__GIVEN REQUEST__:
Spot each line in the records below where the word "this" occurs, then copy it.

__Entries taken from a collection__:

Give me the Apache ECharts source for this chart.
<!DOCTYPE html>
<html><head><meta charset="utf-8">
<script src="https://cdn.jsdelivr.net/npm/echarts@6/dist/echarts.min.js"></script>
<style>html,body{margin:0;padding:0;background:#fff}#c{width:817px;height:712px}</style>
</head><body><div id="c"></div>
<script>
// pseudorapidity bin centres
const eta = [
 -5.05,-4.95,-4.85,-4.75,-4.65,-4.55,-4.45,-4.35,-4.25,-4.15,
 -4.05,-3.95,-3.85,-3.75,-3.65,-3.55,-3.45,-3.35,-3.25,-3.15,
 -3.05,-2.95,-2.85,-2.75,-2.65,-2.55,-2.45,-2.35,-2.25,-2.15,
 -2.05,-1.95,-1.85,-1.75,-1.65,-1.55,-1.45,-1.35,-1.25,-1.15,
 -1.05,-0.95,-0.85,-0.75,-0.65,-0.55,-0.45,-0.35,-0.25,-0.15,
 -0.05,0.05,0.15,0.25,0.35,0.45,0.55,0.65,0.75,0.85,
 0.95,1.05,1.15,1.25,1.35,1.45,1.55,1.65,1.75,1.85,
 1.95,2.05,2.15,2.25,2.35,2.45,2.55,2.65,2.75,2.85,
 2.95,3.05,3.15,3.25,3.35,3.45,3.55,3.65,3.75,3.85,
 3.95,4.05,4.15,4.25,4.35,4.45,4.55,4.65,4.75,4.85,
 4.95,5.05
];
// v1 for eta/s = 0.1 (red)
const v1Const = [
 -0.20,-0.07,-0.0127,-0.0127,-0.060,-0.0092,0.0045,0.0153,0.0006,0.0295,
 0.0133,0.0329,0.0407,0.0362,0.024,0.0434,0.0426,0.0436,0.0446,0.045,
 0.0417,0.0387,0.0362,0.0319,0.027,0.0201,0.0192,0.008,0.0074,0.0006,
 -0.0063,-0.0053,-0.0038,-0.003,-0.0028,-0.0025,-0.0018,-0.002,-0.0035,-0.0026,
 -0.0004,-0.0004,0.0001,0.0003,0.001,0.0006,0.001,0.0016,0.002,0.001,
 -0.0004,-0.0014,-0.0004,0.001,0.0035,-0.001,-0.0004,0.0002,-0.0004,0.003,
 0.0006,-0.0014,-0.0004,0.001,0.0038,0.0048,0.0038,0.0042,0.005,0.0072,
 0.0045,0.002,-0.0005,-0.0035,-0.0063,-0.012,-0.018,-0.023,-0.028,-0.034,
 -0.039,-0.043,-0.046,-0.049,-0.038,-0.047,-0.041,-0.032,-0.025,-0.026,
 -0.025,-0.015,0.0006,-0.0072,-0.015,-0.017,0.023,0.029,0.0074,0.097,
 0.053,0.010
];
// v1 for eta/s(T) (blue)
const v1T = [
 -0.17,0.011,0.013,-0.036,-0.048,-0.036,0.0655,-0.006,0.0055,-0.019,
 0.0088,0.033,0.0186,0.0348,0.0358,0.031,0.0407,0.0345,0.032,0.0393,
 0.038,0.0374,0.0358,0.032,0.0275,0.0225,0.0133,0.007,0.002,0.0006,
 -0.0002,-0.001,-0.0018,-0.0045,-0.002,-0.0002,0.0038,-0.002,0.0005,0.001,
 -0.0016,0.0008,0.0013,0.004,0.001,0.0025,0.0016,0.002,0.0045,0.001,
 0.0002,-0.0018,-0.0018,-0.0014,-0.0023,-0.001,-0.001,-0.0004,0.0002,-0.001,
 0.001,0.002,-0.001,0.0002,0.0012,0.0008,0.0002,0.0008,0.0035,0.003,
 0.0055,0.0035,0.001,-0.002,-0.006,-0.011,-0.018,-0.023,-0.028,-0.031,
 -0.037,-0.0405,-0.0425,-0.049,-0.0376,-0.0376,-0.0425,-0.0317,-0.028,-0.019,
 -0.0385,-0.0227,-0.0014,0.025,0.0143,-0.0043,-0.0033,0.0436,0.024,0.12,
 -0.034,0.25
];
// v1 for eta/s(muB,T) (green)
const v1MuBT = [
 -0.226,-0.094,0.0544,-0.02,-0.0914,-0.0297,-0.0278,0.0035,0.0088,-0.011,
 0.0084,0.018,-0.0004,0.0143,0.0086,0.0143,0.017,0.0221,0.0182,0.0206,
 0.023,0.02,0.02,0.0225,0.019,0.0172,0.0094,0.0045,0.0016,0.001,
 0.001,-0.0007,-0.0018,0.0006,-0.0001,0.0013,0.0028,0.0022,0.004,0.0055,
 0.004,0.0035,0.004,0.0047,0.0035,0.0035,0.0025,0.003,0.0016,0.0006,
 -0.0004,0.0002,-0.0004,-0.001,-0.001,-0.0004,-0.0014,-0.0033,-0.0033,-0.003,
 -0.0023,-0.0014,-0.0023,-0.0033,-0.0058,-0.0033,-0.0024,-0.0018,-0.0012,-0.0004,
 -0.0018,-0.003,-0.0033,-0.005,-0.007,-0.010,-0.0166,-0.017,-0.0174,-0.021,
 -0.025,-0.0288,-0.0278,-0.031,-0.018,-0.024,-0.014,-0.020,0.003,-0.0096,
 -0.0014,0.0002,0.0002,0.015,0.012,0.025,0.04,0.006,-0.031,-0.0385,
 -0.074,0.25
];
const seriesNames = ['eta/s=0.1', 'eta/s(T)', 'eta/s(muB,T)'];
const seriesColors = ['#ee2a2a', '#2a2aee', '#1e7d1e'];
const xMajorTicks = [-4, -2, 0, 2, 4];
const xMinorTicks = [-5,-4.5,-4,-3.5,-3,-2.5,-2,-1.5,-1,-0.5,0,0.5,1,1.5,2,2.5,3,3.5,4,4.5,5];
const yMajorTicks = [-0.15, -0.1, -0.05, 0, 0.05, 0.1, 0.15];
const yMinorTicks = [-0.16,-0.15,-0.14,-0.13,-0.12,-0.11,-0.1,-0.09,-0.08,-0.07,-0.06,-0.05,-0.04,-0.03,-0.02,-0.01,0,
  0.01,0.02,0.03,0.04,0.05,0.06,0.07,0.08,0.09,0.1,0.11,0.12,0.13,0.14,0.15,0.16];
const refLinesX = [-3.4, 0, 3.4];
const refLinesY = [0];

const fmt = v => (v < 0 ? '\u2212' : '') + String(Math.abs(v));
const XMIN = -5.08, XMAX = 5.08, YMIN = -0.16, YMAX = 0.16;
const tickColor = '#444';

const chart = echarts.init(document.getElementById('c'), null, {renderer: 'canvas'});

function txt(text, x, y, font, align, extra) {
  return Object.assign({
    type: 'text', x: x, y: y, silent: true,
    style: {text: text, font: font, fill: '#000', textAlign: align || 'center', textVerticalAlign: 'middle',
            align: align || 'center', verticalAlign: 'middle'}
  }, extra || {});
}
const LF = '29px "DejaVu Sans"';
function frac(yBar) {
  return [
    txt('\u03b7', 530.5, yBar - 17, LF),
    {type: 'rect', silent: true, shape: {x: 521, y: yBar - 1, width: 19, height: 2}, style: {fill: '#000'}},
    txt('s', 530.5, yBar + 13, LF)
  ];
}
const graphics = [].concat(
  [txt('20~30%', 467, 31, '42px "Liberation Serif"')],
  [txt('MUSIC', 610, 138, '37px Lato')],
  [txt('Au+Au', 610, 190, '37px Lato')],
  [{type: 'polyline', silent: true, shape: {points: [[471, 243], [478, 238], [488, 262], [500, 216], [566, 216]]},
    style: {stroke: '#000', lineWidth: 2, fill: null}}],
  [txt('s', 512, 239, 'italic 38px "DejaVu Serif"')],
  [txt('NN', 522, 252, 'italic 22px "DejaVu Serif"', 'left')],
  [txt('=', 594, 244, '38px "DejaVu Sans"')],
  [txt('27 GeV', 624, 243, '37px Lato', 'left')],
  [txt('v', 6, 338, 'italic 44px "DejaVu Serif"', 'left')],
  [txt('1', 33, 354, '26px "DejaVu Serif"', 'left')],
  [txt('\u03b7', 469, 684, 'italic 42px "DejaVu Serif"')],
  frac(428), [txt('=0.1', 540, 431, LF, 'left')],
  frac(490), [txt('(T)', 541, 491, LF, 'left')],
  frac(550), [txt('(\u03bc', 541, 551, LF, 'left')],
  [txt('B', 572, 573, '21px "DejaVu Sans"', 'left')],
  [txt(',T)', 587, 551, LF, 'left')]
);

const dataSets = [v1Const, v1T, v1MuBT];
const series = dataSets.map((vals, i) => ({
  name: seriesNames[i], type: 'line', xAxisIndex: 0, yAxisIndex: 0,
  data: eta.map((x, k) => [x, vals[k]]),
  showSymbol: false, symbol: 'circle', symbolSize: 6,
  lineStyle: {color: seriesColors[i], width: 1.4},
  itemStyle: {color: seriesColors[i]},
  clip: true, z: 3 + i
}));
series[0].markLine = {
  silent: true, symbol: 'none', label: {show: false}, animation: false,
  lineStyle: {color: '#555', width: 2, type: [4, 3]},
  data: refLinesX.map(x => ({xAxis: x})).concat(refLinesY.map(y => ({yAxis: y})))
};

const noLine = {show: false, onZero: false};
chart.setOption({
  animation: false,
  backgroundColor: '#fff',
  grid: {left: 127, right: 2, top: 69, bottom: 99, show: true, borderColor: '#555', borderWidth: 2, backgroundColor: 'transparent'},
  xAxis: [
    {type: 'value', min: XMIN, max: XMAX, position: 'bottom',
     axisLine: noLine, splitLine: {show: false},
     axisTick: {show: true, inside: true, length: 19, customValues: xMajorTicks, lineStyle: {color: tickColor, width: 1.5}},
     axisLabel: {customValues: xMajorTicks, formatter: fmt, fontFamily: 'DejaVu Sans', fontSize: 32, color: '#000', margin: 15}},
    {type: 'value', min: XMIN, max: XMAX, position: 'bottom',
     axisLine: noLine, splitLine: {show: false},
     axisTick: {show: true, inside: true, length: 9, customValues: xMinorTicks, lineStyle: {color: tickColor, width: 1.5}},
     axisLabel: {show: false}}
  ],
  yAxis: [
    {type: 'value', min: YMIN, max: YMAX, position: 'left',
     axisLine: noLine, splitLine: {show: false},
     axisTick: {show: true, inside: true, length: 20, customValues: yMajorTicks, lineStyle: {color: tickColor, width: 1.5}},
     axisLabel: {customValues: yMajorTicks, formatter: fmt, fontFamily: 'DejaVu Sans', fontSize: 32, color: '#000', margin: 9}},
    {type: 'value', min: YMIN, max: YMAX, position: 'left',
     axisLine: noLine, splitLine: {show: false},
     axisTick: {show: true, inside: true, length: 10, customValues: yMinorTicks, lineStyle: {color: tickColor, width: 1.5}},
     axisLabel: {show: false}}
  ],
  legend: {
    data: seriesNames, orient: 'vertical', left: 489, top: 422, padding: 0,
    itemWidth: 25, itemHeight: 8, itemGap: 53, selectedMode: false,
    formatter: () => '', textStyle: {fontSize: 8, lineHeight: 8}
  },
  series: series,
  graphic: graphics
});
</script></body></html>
...
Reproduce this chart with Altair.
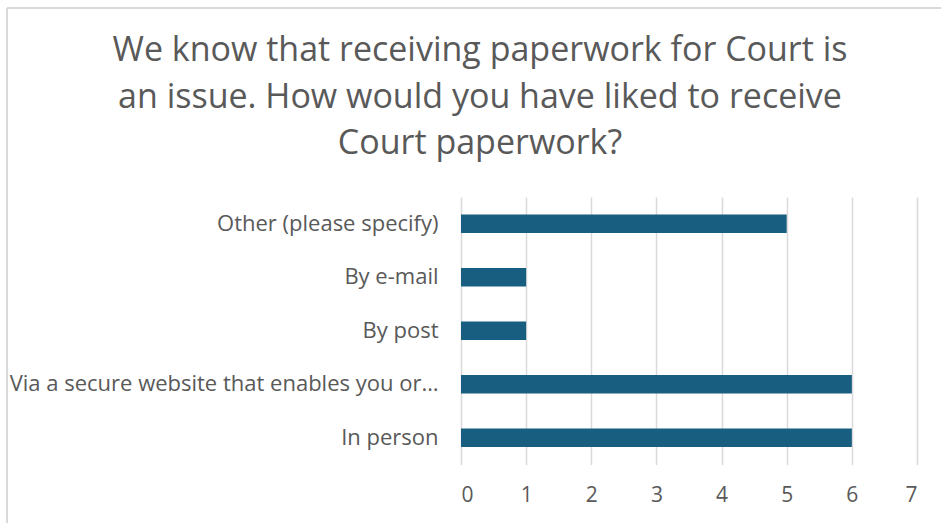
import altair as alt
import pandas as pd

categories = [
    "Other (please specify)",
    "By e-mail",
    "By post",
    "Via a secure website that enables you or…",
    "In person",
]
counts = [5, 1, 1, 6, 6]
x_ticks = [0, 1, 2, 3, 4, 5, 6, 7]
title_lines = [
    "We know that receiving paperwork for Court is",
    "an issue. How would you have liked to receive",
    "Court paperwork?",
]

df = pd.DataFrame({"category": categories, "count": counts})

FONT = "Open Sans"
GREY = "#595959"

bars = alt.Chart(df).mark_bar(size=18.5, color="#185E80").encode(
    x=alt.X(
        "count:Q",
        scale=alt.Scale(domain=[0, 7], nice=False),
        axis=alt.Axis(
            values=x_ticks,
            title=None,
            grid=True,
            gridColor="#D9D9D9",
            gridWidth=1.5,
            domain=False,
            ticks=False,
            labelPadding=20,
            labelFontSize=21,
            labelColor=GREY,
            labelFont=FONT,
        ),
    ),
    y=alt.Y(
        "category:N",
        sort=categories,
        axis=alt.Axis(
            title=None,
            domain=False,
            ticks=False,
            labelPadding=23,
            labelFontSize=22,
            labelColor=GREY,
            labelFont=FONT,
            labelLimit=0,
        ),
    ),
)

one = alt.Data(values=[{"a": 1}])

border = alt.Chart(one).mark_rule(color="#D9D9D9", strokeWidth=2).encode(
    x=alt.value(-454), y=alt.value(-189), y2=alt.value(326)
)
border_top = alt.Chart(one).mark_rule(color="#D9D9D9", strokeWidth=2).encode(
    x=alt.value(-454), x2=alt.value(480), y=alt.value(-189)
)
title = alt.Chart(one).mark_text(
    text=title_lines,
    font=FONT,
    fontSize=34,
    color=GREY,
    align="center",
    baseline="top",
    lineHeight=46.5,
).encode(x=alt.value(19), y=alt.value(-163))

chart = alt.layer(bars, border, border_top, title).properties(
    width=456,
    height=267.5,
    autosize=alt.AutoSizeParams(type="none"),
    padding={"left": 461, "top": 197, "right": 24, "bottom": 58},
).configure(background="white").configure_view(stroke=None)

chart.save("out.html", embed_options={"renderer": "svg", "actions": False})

__TASK RESULT__:
Give me the Apache ECharts source for this chart.
Reproduce this chart with Altair.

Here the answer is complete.